America has large unmet infrastructure needs, but governments at all levels are strapped for funds and under voter pressure to downsize. State and local governments have begun to experiment with infrastructure privatization—both selling or leasing existing facilities to the private sector for expansion and modernization and issuing long-term franchises under which the private sector finances, designs, builds, and operates wholly new infrastructure projects (airports, toll roads, wastewater plants). Federal policy has been inconsistent toward this privatization trend, and in many cases poses significant barriers to it.
A number of government policies direct states and cities to favor government ownership of infrastructure enterprises. The identical airport terminal, toll bridge, water utility, or wastewater plant is treated in one way by federal law if it is government owned and in a radically different way if it is owned by investors. Tax laws exempt from taxation the interest on bonds issued by government enterprises—which translates into higher debt-service costs for investor-owned infrastructure (as well as reduced revenue for the federal government). Further, government-owned enterprises are generally exempt from local property taxes and both federal and state income taxes.

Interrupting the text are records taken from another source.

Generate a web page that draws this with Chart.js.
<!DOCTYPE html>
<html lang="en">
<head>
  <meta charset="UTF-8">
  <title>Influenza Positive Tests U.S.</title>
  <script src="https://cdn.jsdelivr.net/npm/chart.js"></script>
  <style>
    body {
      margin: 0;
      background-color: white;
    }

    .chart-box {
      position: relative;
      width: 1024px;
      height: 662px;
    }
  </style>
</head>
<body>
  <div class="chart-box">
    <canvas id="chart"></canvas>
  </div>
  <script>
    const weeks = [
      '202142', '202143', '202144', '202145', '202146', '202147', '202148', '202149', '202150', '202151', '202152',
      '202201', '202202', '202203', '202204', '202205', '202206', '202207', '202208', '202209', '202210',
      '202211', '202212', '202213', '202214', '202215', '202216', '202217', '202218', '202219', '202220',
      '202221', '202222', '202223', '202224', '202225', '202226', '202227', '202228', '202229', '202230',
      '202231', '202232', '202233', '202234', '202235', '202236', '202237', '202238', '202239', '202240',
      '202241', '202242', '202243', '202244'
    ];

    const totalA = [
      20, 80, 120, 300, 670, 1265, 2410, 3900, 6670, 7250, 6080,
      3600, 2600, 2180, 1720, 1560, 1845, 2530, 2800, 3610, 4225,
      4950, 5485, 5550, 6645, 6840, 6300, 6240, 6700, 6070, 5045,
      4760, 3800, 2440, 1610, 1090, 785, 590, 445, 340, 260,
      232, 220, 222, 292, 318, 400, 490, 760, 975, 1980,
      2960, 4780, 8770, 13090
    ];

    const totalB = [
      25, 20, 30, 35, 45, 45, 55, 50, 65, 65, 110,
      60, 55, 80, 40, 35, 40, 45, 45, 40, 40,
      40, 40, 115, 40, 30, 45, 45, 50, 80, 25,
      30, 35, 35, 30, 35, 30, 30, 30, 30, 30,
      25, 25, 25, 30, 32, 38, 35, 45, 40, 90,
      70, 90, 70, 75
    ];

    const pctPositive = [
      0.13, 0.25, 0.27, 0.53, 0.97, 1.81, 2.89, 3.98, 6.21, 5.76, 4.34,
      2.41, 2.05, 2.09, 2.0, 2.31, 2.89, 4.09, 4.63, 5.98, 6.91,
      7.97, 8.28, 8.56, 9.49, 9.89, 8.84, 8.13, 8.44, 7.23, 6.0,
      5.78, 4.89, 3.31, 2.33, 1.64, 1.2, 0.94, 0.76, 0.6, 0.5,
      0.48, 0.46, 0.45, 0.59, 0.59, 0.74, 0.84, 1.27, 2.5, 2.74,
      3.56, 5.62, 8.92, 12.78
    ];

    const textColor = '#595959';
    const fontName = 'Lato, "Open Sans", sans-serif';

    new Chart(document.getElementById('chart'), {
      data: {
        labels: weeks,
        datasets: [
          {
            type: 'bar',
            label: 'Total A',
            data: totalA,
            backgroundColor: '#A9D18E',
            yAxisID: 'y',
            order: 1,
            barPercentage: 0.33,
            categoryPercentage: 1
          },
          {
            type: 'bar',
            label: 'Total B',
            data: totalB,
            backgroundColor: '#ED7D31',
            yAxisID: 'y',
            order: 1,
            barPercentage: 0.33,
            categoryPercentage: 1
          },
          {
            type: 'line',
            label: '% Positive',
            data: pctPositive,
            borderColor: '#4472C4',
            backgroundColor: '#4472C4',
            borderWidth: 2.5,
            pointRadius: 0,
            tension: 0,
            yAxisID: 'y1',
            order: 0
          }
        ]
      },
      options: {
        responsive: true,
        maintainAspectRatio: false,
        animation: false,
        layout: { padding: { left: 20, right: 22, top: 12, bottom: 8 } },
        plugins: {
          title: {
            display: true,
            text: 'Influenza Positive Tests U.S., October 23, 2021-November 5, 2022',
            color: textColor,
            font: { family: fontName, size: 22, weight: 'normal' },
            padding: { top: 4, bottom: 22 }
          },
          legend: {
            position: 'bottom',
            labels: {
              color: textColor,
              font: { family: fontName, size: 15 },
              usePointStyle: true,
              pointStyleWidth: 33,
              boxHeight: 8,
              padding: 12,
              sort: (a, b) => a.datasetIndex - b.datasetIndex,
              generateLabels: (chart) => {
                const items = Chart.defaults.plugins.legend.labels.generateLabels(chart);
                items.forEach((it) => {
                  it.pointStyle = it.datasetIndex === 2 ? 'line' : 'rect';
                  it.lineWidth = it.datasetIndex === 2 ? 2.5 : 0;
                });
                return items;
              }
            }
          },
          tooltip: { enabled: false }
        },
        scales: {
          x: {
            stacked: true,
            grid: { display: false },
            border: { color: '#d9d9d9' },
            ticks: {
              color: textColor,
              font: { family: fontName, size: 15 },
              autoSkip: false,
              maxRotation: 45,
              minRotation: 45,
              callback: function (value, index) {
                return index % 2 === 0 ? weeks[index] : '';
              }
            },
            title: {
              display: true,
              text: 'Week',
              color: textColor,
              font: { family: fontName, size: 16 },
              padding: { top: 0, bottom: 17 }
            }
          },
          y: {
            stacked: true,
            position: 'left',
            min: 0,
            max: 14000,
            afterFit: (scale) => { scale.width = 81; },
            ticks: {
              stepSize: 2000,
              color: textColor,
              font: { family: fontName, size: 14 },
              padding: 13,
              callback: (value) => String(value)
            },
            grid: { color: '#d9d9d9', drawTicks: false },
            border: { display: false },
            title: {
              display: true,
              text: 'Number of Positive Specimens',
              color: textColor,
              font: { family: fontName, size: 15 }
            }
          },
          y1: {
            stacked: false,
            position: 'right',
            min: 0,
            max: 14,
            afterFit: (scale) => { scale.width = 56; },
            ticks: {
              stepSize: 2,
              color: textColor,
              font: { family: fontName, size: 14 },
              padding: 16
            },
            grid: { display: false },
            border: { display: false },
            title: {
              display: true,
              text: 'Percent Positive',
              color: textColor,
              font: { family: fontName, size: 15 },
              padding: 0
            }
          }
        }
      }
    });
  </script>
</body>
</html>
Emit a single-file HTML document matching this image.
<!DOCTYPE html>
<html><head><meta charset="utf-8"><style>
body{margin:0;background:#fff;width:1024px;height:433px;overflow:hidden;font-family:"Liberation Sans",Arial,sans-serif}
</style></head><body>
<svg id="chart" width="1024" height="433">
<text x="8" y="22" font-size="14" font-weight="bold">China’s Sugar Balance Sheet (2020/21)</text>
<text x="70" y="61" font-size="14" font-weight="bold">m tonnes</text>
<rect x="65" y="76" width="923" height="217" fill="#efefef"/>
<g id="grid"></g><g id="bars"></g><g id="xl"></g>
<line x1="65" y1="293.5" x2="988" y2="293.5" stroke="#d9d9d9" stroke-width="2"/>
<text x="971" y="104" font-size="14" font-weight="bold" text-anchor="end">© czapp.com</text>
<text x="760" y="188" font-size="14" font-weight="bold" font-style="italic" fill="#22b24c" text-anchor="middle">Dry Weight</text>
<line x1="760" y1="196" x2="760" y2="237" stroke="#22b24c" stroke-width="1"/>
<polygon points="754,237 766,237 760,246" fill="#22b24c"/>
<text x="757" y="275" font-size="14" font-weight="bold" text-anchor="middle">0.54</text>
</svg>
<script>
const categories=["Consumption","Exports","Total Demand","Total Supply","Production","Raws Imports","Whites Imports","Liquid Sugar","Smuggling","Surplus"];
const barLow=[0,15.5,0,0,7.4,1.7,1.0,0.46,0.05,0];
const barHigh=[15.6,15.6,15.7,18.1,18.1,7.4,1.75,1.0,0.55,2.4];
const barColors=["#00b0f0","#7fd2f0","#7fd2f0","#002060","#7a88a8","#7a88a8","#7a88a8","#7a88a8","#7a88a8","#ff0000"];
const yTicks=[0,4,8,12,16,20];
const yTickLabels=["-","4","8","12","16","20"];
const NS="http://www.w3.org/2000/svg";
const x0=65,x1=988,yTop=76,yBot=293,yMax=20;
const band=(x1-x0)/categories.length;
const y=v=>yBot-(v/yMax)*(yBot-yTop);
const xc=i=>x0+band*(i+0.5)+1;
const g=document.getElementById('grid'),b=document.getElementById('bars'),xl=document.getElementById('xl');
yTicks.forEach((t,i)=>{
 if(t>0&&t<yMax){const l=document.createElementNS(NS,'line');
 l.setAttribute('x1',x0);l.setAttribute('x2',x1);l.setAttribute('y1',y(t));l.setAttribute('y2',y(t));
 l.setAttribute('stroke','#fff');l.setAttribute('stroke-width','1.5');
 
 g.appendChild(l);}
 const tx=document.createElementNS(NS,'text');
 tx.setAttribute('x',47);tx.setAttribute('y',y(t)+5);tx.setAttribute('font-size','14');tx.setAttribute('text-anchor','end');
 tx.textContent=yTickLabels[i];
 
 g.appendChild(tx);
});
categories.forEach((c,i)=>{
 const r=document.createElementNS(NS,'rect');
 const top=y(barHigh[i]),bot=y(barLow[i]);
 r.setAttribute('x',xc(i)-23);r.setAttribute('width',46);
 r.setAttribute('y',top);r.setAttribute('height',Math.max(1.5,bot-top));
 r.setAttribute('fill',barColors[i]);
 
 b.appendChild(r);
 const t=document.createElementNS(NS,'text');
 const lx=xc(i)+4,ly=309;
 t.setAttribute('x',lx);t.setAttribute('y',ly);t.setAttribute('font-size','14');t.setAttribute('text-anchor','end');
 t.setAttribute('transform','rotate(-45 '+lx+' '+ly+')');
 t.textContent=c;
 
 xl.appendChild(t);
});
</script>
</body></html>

Federal grant and regulatory policies also discriminate against a facility owned by investors, as compared with the identical facility owned by a state or city government.
These policies, many of them unique to the United States, are preventing this country from realizing the full benefits of the worldwide movement toward privatizing airports, highways, energy and environmental infrastructure. These benefits include the ability of cities and states to "mine their balance sheets" by selling or leasing infrastructure facilities to private operators, the potential of faster development of needed facilities thanks to streamlined private-sector methods, potential cost savings and efficiency gains from bottom-line-oriented management of infrastructure, and the benefits of introducing market pricing where it is now lacking.(Market pricing would provide incentives to conserve scarce resources like water supply and landfill capacity, and incentives to shift usage away from congested peak-use periods).
A number of short-term reforms would give cities and states greater freedom to privatize. These include modest tax-law changes, codifying the provisions of a 1992 Executive Order on infrastructure privatization, permitting tolls on Interstate highways, and changing the definition (in environmental regulations) of municipal wastewater plants to include those which are privately owned.
Longer-term reform would level the playing field for infrastructure finance, either by extending tax-exempt status to infrastructure revenue bonds regardless of the ownership status of the facility or by ending tax-exempt status for all new issues of revenue bonds for user-fee supported infrastructure. The former proposal might be found to be revenue-neutral to the Treasury, depending on the assumptions used. The latter would ultimately produce some $24 billion per year in net new federal revenue, once fully phased in.
An added benefit of encouraging investor-owned infrastructure would be the development of world-class U.S. infrastructure firms. Thanks to the experienced gained in the large U.S. home market, these firms would be more likely to succeed in capturing a share of the huge world market for privately owned and operated infrastructure.